Par ailleurs, l’association Keep Hanoi
Clean, fondée par James Joseph Kendall, connaît une popularité
grandissante. Depuis 2015, cet Américain fait appel à des bénévoles pour
nettoyer les coins pollués de la capitale – une activité d’utilité
publique pour laquelle le président du Comité populaire de Hanoï, Nguyên
Duc Chung, a remis une décoration en mai 2016.
En fait, recycler les ordures, éliminer les plastiques à usage unique,
ou créer des recharges ne sont que le début de l’histoire. Les jeunes
activistes voudraient aller bien au-delà, afin de trouver des solutions à
plus grande échelle, pour un avenir meilleur. « Le plastique est simplement une victime des médias, a souligné Nguyên Ngoc Quynh, co-fondatrice de la boutique A Little Leaf. En
fait, la cause de la pollution vient de l’utilisation et non des
matériaux. Un plastique réutilisable est plus écologique qu’un papier ou
un bois à usage unique ».
En accord avec cette remarque, Ân Dang de Sap Hàng Chàng Sen a ajouté
que l’industrialisation de l’agriculture était la cause principale de la
pollution – une réalité souvent oubliée. Par conséquent, sa boutique
oblige ses fournisseurs à assurer le renouvellement des matières
premières afin d’établir un circuit durable et respectueux de
l’environnement.
« À de rares exceptions, on limite le nombre d’articles commandés,
pour que les fournisseurs puissent produire des plantes, des herbes…
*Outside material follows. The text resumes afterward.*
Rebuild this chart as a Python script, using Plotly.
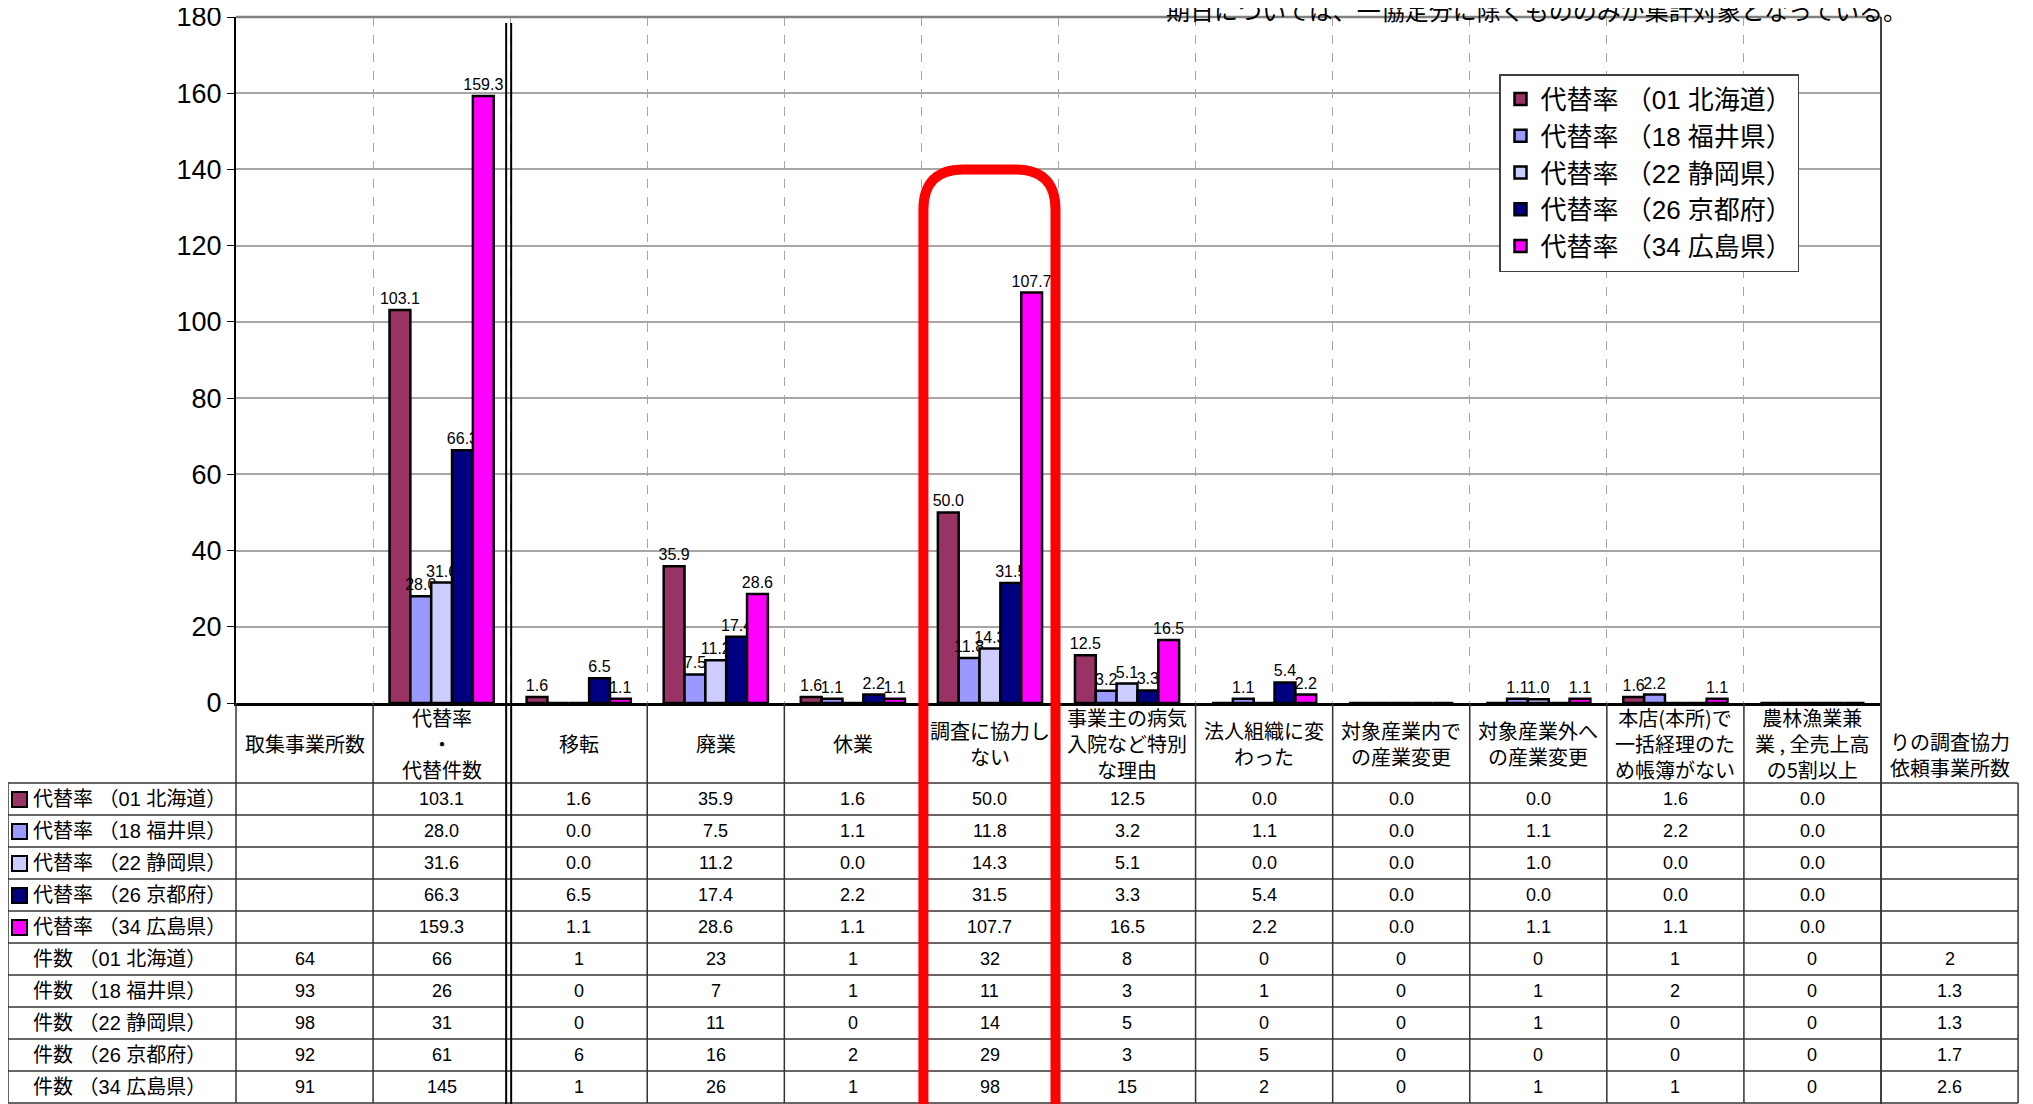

Toutes formes de production sont polluantes, et nous partageons cette
idée avec nos fournisseurs », a-t-il indiqué.
C’est ce qu’a conclu Nguyên Huu Xuân, fondateur du restaurant Mot à Hôi An (province de Quang Nam, Centre). « Protéger
l’environnement consiste fondamentalement en un geste à la fois simple
et compliqué : réduire sa consommation. Je conseille toujours à mes
clients d’acheter et d’utiliser les produits de manière raisonnée en
accord avec leurs besoins. Vivre plus simplement devrait être la
nouvelle norme de notre génération ».